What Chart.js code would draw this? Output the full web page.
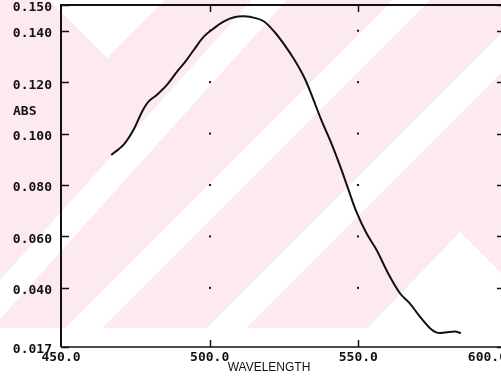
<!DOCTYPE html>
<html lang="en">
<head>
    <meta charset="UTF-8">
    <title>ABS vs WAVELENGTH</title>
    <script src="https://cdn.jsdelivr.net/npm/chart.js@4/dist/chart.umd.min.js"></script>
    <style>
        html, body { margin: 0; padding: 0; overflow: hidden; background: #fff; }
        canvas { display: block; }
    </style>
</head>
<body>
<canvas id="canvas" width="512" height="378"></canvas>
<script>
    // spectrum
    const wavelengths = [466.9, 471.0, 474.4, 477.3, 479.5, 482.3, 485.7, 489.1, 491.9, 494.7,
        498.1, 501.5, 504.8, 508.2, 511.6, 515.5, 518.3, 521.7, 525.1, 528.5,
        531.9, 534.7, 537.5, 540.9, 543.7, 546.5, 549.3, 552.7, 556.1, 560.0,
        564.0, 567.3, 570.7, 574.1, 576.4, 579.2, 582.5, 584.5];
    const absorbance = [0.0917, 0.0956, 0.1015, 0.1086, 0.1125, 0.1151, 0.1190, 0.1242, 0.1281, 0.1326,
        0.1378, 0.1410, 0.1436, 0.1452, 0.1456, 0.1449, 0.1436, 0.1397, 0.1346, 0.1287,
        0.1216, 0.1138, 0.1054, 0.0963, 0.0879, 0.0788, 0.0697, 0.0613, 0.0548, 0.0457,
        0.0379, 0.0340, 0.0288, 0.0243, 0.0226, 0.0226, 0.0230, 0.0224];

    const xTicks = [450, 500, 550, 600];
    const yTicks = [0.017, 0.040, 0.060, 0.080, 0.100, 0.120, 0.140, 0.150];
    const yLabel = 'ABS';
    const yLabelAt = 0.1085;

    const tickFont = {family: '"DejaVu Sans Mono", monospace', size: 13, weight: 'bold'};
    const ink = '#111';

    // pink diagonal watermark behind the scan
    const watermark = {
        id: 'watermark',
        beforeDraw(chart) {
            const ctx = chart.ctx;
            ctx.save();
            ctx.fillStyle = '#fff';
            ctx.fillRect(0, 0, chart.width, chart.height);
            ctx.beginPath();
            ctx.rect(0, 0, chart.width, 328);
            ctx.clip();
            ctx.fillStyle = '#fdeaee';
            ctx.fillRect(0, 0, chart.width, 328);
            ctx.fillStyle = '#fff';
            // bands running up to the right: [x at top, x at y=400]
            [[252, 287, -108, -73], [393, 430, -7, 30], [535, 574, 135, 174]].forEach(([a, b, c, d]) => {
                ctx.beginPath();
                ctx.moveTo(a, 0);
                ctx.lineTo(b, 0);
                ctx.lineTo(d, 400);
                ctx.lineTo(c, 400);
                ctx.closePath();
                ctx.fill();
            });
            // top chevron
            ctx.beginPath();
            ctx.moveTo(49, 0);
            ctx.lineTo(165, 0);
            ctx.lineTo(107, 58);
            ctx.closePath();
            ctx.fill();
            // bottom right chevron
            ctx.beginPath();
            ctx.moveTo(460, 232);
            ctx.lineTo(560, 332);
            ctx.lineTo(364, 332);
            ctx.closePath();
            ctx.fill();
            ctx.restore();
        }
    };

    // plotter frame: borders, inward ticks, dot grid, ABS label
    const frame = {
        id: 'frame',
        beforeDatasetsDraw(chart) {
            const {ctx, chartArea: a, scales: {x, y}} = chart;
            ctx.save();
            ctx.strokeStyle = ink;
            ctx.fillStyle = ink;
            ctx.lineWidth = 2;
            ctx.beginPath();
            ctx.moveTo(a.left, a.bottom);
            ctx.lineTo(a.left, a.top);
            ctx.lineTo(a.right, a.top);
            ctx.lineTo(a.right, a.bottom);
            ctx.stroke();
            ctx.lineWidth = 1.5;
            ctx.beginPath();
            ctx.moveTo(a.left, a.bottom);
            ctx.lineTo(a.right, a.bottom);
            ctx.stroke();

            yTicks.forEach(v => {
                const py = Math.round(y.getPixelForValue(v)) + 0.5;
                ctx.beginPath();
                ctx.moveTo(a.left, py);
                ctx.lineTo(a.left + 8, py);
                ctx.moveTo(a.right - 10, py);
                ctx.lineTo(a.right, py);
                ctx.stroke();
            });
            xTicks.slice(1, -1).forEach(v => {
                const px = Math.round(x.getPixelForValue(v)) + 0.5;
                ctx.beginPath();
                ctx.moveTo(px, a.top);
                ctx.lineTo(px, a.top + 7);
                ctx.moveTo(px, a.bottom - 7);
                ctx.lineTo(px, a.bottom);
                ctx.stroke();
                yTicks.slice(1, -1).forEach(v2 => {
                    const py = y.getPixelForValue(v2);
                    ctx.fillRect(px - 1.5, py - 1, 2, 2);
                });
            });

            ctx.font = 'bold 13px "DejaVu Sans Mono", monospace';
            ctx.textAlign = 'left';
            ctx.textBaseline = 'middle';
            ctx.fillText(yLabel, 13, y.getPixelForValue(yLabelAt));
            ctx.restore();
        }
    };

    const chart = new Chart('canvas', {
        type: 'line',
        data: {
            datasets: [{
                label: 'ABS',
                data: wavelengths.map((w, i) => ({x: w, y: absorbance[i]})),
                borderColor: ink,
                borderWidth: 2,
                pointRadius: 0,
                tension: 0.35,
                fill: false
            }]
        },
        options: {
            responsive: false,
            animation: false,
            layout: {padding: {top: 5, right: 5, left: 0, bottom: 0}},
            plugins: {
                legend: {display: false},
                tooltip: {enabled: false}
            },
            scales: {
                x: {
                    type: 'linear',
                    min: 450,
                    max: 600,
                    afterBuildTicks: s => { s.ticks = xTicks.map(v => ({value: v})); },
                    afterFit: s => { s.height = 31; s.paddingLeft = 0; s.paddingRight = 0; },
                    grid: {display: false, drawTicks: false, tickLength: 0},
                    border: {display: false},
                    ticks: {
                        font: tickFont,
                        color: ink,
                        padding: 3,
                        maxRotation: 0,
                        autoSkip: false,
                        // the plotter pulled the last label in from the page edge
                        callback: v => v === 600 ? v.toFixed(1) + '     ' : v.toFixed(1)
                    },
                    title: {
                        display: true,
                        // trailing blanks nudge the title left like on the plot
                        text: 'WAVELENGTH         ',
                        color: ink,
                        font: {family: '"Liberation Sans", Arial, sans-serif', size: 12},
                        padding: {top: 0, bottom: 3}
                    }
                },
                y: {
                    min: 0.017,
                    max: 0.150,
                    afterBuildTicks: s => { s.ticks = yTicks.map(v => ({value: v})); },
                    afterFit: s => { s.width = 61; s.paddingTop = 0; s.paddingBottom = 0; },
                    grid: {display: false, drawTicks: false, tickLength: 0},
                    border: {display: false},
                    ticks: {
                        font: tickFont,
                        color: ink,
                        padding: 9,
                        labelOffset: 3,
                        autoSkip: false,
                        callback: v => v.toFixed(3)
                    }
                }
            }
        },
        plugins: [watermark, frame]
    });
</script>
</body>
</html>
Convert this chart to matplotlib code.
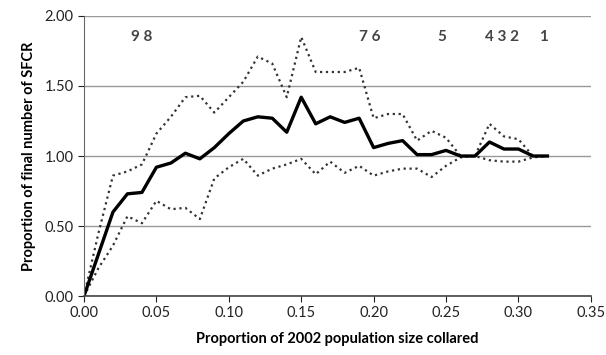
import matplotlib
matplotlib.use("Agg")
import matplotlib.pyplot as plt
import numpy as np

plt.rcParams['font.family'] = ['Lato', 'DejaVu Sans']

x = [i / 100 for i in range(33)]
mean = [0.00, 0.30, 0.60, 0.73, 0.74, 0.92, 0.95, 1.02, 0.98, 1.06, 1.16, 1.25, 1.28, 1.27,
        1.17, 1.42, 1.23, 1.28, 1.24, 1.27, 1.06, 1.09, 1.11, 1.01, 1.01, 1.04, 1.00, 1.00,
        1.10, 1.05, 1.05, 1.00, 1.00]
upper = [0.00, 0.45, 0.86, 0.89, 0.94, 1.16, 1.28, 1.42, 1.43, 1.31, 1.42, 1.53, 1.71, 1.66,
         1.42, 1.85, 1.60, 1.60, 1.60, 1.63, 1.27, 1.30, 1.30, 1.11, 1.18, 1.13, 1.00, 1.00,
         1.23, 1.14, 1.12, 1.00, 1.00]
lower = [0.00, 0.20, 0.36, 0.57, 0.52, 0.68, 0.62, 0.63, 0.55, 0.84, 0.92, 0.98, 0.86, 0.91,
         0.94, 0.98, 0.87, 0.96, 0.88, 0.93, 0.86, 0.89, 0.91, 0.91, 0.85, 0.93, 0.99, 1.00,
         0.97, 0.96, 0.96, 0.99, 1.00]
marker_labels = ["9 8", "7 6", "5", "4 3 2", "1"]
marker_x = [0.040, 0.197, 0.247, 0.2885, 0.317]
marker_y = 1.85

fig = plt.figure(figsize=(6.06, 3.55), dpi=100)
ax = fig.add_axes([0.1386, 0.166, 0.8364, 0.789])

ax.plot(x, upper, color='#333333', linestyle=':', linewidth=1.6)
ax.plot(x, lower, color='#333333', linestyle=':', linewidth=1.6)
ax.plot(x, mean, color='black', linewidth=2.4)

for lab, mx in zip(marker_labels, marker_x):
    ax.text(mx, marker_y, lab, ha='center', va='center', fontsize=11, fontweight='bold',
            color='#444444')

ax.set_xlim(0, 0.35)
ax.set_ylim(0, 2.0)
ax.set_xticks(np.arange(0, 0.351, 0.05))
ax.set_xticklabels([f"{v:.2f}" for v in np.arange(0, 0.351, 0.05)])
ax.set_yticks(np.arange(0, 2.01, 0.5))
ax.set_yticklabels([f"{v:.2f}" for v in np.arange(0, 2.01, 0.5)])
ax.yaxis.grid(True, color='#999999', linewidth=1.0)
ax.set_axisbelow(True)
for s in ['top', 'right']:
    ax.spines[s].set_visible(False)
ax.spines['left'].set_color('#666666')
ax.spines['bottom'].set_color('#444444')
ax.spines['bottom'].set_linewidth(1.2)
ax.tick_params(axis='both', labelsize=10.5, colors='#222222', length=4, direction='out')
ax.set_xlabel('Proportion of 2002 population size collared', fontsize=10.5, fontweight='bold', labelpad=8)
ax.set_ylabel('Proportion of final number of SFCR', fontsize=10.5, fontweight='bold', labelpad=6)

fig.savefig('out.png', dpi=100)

***

Exercise task - From the entries above, copy exactly the lines starting at the one with "Convert this chart to matplotlib code." and stopping at the one with "color='#444444')", keeping both ends. Drop the pictures.

Written solution -
Convert this chart to matplotlib code.
import matplotlib
matplotlib.use("Agg")
import matplotlib.pyplot as plt
import numpy as np

plt.rcParams['font.family'] = ['Lato', 'DejaVu Sans']

x = [i / 100 for i in range(33)]
mean = [0.00, 0.30, 0.60, 0.73, 0.74, 0.92, 0.95, 1.02, 0.98, 1.06, 1.16, 1.25, 1.28, 1.27,
        1.17, 1.42, 1.23, 1.28, 1.24, 1.27, 1.06, 1.09, 1.11, 1.01, 1.01, 1.04, 1.00, 1.00,
        1.10, 1.05, 1.05, 1.00, 1.00]
upper = [0.00, 0.45, 0.86, 0.89, 0.94, 1.16, 1.28, 1.42, 1.43, 1.31, 1.42, 1.53, 1.71, 1.66,
         1.42, 1.85, 1.60, 1.60, 1.60, 1.63, 1.27, 1.30, 1.30, 1.11, 1.18, 1.13, 1.00, 1.00,
         1.23, 1.14, 1.12, 1.00, 1.00]
lower = [0.00, 0.20, 0.36, 0.57, 0.52, 0.68, 0.62, 0.63, 0.55, 0.84, 0.92, 0.98, 0.86, 0.91,
         0.94, 0.98, 0.87, 0.96, 0.88, 0.93, 0.86, 0.89, 0.91, 0.91, 0.85, 0.93, 0.99, 1.00,
         0.97, 0.96, 0.96, 0.99, 1.00]
marker_labels = ["9 8", "7 6", "5", "4 3 2", "1"]
marker_x = [0.040, 0.197, 0.247, 0.2885, 0.317]
marker_y = 1.85

fig = plt.figure(figsize=(6.06, 3.55), dpi=100)
ax = fig.add_axes([0.1386, 0.166, 0.8364, 0.789])

ax.plot(x, upper, color='#333333', linestyle=':', linewidth=1.6)
ax.plot(x, lower, color='#333333', linestyle=':', linewidth=1.6)
ax.plot(x, mean, color='black', linewidth=2.4)

for lab, mx in zip(marker_labels, marker_x):
    ax.text(mx, marker_y, lab, ha='center', va='center', fontsize=11, fontweight='bold',
            color='#444444')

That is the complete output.